North Dakota already has some of the strictest abortion laws in the country, said Tammi Kromenaker, director of the Red River Women’s Clinic in Fargo.

“If these bills pass,” Kromenaker said, “it would be tantamount to banning abortion.”

The bills are among several under discussion by state lawmakers in a flurry of activity following the 40th anniversary last week of Roe v. Wade, the U.S. Supreme Court ruling that made abortion legal.

Kromenaker testifies before the Senate Judiciary Committee this morning against SB 2305, which would require any physician performing abortions to have admitting privileges at a local hospital.

She says Mississippi – a state that also has only one abortion clinic – has passed similar legislation.
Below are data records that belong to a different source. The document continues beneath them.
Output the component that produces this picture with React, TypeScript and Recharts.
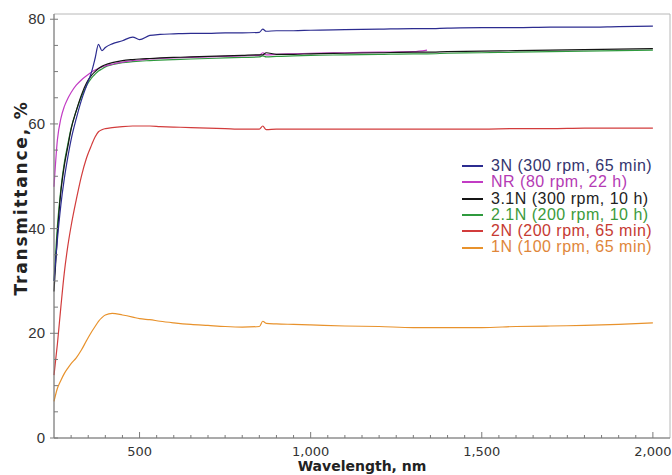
import { LineChart, Line, XAxis, YAxis, ReferenceArea, Legend, Label } from "recharts";

const WAVELENGTHS = [
  250, 260, 270, 280, 290, 300, 315, 330, 345, 360, 370, 380, 390, 400, 420, 450, 480, 500, 530, 560, 600,
  650, 700, 750, 800, 850, 860, 870, 900, 950, 1000, 1100, 1200, 1300, 1340, 1400, 1500, 1600, 1700, 1800,
  1900, 2000,
];

const T_3N = [
  30, 38, 44.5, 49.5, 53.5, 57, 61, 64.5, 67.3, 70, 72.5, 75.2, 74, 74.6, 75.3, 75.9, 76.6, 76.1, 76.9, 77.1,
  77.2, 77.3, 77.3, 77.4, 77.4, 77.5, 78.1, 77.7, 77.8, 77.8, 77.9, 78, 78.1, 78.2, 78.2, 78.3, 78.4, 78.4,
  78.5, 78.5, 78.6, 78.7,
];
const T_NR = [
  48, 57, 61, 63.3, 64.8, 66, 67.4, 68.4, 69.2, 69.9, 70.3, 70.6, 70.9, 71.1, 71.4, 71.8, 72.1, 72.2,
  72.4, 72.5, 72.6, 72.7, 72.8, 72.9, 73, 73.1, 73.6, 73.2, 73.3, 73.4, 73.5, 73.6, 73.7, 73.8, 74.1, null,
  null, null, null, null, null, null,
];
const T_31N = [
  28, 39, 47, 52, 55.5, 59, 62.5, 65.5, 67.8, 69.3, 70, 70.6, 71, 71.3, 71.7, 72.1, 72.3, 72.4, 72.5, 72.6,
  72.7, 72.8, 72.9, 73, 73.1, 73.2, 73.2, 73.6, 73.3, 73.3, 73.4, 73.5, 73.6, 73.7, 73.7, 73.8, 73.9, 74,
  74.1, 74.2, 74.3, 74.4,
];
const T_21N = [
  30, 40.5, 47.5, 52.5, 56, 59.2, 62.5, 65.2, 67.3, 68.8, 69.5, 70.1, 70.5, 70.9, 71.3, 71.7, 71.9, 72, 72.1,
  72.2, 72.3, 72.4, 72.5, 72.6, 72.7, 72.8, 73, 72.8, 72.9, 73, 73.1, 73.2, 73.3, 73.4, 73.4, 73.5, 73.6,
  73.7, 73.8, 73.9, 74, 74.1,
];
const T_2N = [
  12, 18, 25, 31.5, 36.5, 40.5, 45.5, 50, 53.5, 56, 57.5, 58.5, 58.9, 59.1, 59.3, 59.5, 59.6, 59.6, 59.6,
  59.5, 59.4, 59.3, 59.2, 59.1, 59, 59, 59.6, 58.9, 59, 59, 59, 59, 59, 59, 59, 59, 59, 59.1, 59.1, 59.2,
  59.2, 59.2,
];
const T_1N = [
  7, 9.5, 11, 12.3, 13.3, 14.2, 15.3, 16.8, 18.6, 20.3, 21.3, 22.3, 23, 23.5, 23.8, 23.5, 23.1, 22.8, 22.6,
  22.3, 22, 21.7, 21.5, 21.3, 21.2, 21.3, 22.3, 21.9, 21.8, 21.7, 21.6, 21.4, 21.3, 21.1, 21.1, 21.1, 21.1,
  21.3, 21.4, 21.5, 21.7, 22,
];

const X_TICKS = [
  300, 350, 400, 450, 500, 550, 600, 650, 700, 750, 800, 850, 900, 950, 1000, 1050, 1100, 1150, 1200, 1250,
  1300, 1350, 1400, 1450, 1500, 1550, 1600, 1650, 1700, 1750, 1800, 1850, 1900, 1950, 2000,
];
const X_LABELS = [500, 1000, 1500, 2000];
const Y_TICKS = [0, 5, 10, 15, 20, 25, 30, 35, 40, 45, 50, 55, 60, 65, 70, 75, 80];
const Y_LABELS = [0, 20, 40, 60, 80];

// drawn in this order; legend is listed separately below
const SERIES = [
  { key: "n1", name: "1N (100 rpm, 65 min)", color: "#e8922c", text: "#e0863a", values: T_1N },
  { key: "n2", name: "2N (200 rpm, 65 min)", color: "#d23c3c", text: "#c63a32", values: T_2N },
  { key: "n21", name: "2.1N (200 rpm, 10 h)", color: "#2f9a3e", text: "#3b9a3b", values: T_21N },
  { key: "nr", name: "NR (80 rpm, 22 h)", color: "#c23cc4", text: "#b43ab4", values: T_NR },
  { key: "n31", name: "3.1N (300 rpm, 10 h)", color: "#151515", text: "#222222", values: T_31N },
  { key: "n3", name: "3N (300 rpm, 65 min)", color: "#2c2c90", text: "#34346e", values: T_3N },
];
const LEGEND_ORDER = ["n3", "nr", "n31", "n21", "n2", "n1"];

const rows = WAVELENGTHS.map((wl, i) => {
  const r: Record<string, number | null> = { wl };
  SERIES.forEach((s) => {
    r[s.key] = s.values[i];
  });
  return r;
});

const AXIS = "#7a7a7a";

function YTick({ x, y, payload }: any) {
  const major = Y_LABELS.includes(payload.value);
  return (
    <g>
      <line x1={major ? x - 4 : x} x2={x + 4} y1={y} y2={y} stroke={AXIS} />
      {major && (
        <text
          x={x - 9}
          y={y + 5}
          textAnchor="end"
          fontSize={15}
          fontFamily="Liberation Sans, Arial, sans-serif"
          fill="#333"
        >
          {payload.value}
        </text>
      )}
    </g>
  );
}

function XTick({ x, y, payload }: any) {
  const major = X_LABELS.includes(payload.value);
  return (
    <g>
      <line x1={x} x2={x} y1={y - (major ? 6 : 3)} y2={y} stroke={AXIS} />
      {major && (
        <text
          x={x}
          y={y + 18}
          textAnchor="middle"
          fontSize={13}
          fontFamily="DejaVu Sans, Verdana, sans-serif"
          fill="#333"
        >
          {payload.value.toLocaleString("en-US")}
        </text>
      )}
    </g>
  );
}

function LegendBox() {
  return (
    <div
      style={{
        fontFamily: "Liberation Sans, Arial, sans-serif",
        fontSize: 16,
        letterSpacing: 0.5,
        lineHeight: "16.3px",
      }}
    >
      {LEGEND_ORDER.map((k) => {
        const s = SERIES.find((e) => e.key === k)!;
        return (
          <div key={k} style={{ display: "flex", alignItems: "center", whiteSpace: "nowrap", height: 16.3 }}>
            <span style={{ width: 21, height: 2, background: s.color, marginRight: 8 }} />
            <span style={{ color: s.text }}>{s.name}</span>
          </div>
        );
      })}
    </div>
  );
}

export default function App() {
  return (
    <div style={{ position: "absolute", left: 0, top: 0, width: 672, height: 475, background: "#fff" }}>
      <LineChart width={672} height={475} data={rows} margin={{ top: 14, right: 2, bottom: 0, left: 0 }}>
        <ReferenceArea x1={250} x2={2050} y1={0} y2={81} fill="none" stroke="#b8b8b8" />
        <XAxis
          dataKey="wl"
          type="number"
          domain={[250, 2050]}
          ticks={X_TICKS}
          interval={0}
          height={37}
          tickSize={0}
          tickMargin={0}
          tickLine={false}
          axisLine={{ stroke: AXIS }}
          tick={<XTick />}
        >
          <Label
            value="Wavelength, nm"
            position="insideBottom"
            offset={4}
            fontSize={14}
            fontWeight="bold"
            fontFamily="DejaVu Sans, Verdana, sans-serif"
            fill="#222"
          />
        </XAxis>
        <YAxis
          type="number"
          domain={[0, 81]}
          ticks={Y_TICKS}
          interval={0}
          width={54}
          tickSize={0}
          tickMargin={0}
          tickLine={false}
          axisLine={{ stroke: AXIS }}
          tick={<YTick />}
        >
          <Label
            content={() => (
              <text
                x={21}
                y={198}
                transform="rotate(-90 21 198)"
                textAnchor="middle"
                dominantBaseline="central"
                fontSize={17}
                fontWeight="bold"
                letterSpacing={1.8}
                fontFamily="DejaVu Sans, Verdana, sans-serif"
                fill="#222"
              >
                Transmittance, %
              </text>
            )}
          />
        </YAxis>
        {SERIES.map((s) => (
          <Line
            key={s.key}
            dataKey={s.key}
            name={s.name}
            type="monotone"
            stroke={s.color}
            strokeWidth={1.2}
            dot={false}
            connectNulls={false}
            isAnimationActive={false}
          />
        ))}
        <Legend
          layout="horizontal"
          verticalAlign="middle"
          content={() => <LegendBox />}
          wrapperStyle={{ position: "absolute", left: 462, top: 158, width: 210 }}
        />
      </LineChart>
    </div>
  );
}
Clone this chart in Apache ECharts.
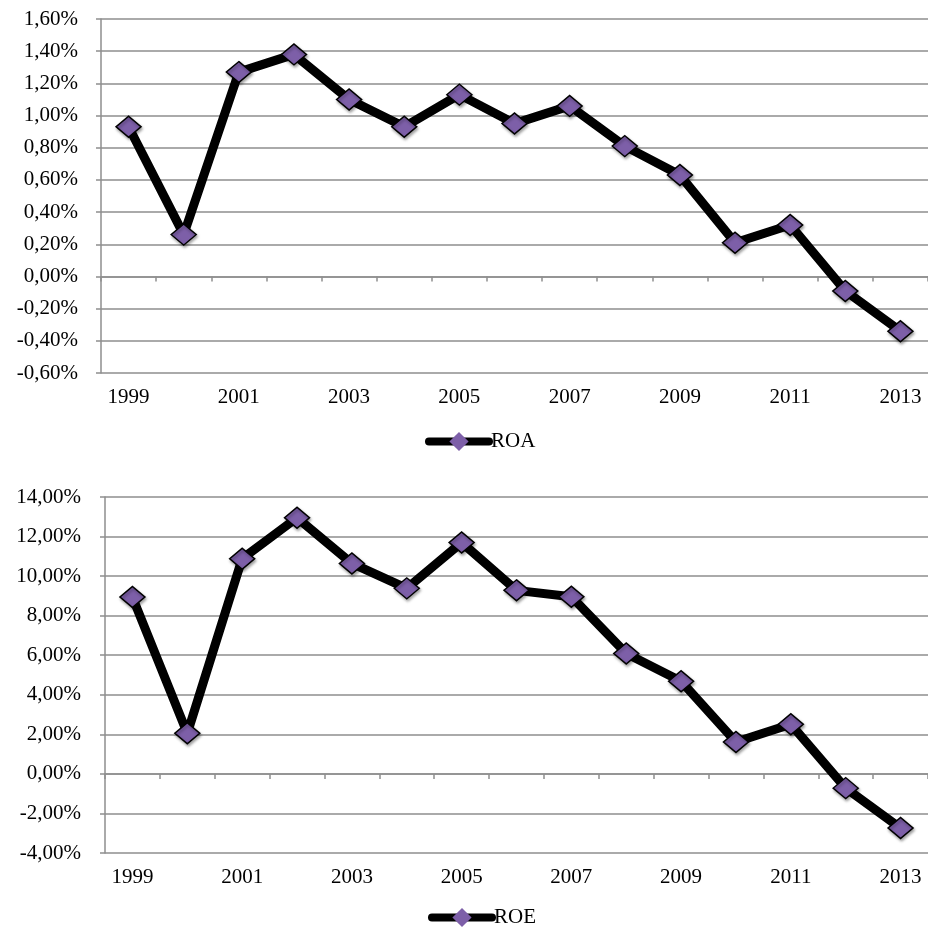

One of the bill’s co-sponsors, Rep. Bette Grande, R-Fargo, said it’s a matter of safety, especially in cases of non-surgical or medication-induced abortions, where the pregnancy termination is still in progress when the woman leaves the clinic.

“How do you get follow-up care when you are in the middle of the procedure?” Grande said Monday.

Kromenaker said it would be difficult for her doctors to establish local hospital privileges, because they are not local. The Red River Women’s Clinic employs three family medicine physicians who perform abortions – two from Minneapolis and one from Colorado.

Kromenaker said so few women who get an abortion at her clinic end up with complications that establishing local hospital privileges wouldn’t be necessary.

The clinic director said she will also testify again Wednesday morning before the House Human Services committee on HB 1456.

Under the bill’s language, a doctor could not perform an abortion on a pregnant woman before determining if her unborn child has a detectable heartbeat. The abortion could go forward if no heartbeat was detected or if necessary to save the woman’s life.

The bill states that a doctor may not perform an abortion on a pregnant woman whose fetus has been determined to have a heartbeat.

Any doctor who performed an abortion prior to a search for a detectable heartbeat would be charged with a Class C felony.

Grande, who also co-sponsored this bill, said the change is needed because of 3-D technology that didn’t exist 40 years ago.

“We are seeing that heartbeat taking place,” Grande said. “Certainly there’s a big difference in what was thought then, and what we’re seeing with our eyes now.”

North Dakota law already requires abortion providers to offer patients a chance to hear the heartbeat of their fetus prior to receiving an abortion – if they have the equipment to do so, which the Fargo clinic does not.

The two bills are among several related to abortion North Dakota lawmakers are considering, including a proposal to ban abortion in cases of genetic defects or for gender selection.

Kromenaker said several local physicians will testify with her against bills that restrict women’s reproductive rights.